Photo Essay — Kamala Harris’s ‘Middle-Class’ Upbringing in Westmount, Canada
by Emma-Jo Morris
Now that she is running for president in a political moment when victimhood is currency, Vice President Kamala Harris paints herself as being brought up on the “streets” — complete with fake accents as part of her bit.
However, unfortunately for that narrative, the politics editor at Breitbart News (me) happens to have grown up in the same neighborhood Harris lived in from when she was 12 to 18 and can report that calling herself “middle class” is definitely a stretch.
On Labor Day, Harris put on one of her myriad fake dialects to address a working-class crowd in Detroit, Michigan.
However, it is virtually impossible for Harris to have organically adopted that accent — or “code switch,” as the propagandists at the Associated Press refer to it — given that not only did she not grow up anywhere near the working class, she actually grew up in one of the most upscale enclaves in Canada, a commonwealth nation with distinctly non-American English.
When Harris was 12, she left Berkeley after her mother was hired to work with McGill University, doing breast cancer research at Montreal’s Jewish General Hospital — the hospital in which I was born. Local doctors described her mother as a “pioneer.”
The neighborhood Harris grew up in is called Westmount, a majority-English neighborhood in the French province of Quebec.

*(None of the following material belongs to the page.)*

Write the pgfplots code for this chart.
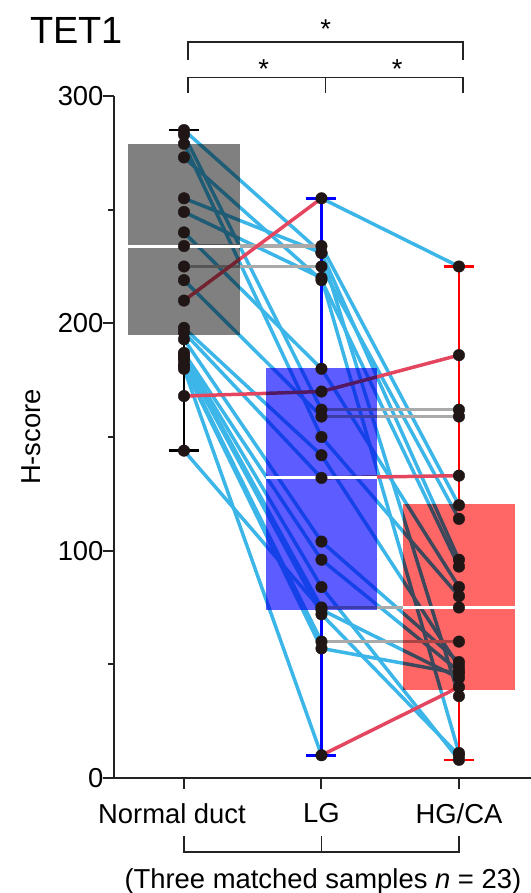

She would have definitely experienced segregation living there but not the kind she has claimed in the last few years to have lived through in her bizarre, obviously mostly-made-up origin story in which she claims to have been of a modest background and somehow had some sort of involvement with the civil rights
movement.
Emma-Jo Morris / Breitbart News
There is no racial hostility in Montreal. Some racial political discourse has been imported from America in more recent years, but that would not really be a part of the cultural awareness or experience of someone who stopped living there before 2020.
Montreal is actually a “melting pot” in terms of racial and ethnic diversity and has always had a unique ability to accept immigrants of all backgrounds, races, and religions while maintaining its French culture due to a series of language and culture laws it began implementing in the 1970s.
In a story about Harris’s roots and personal experience, the only segregation she would have experienced would be economic segregation, as Montreal is the most economically segregated city in Canada, according to a study from the University of Toronto.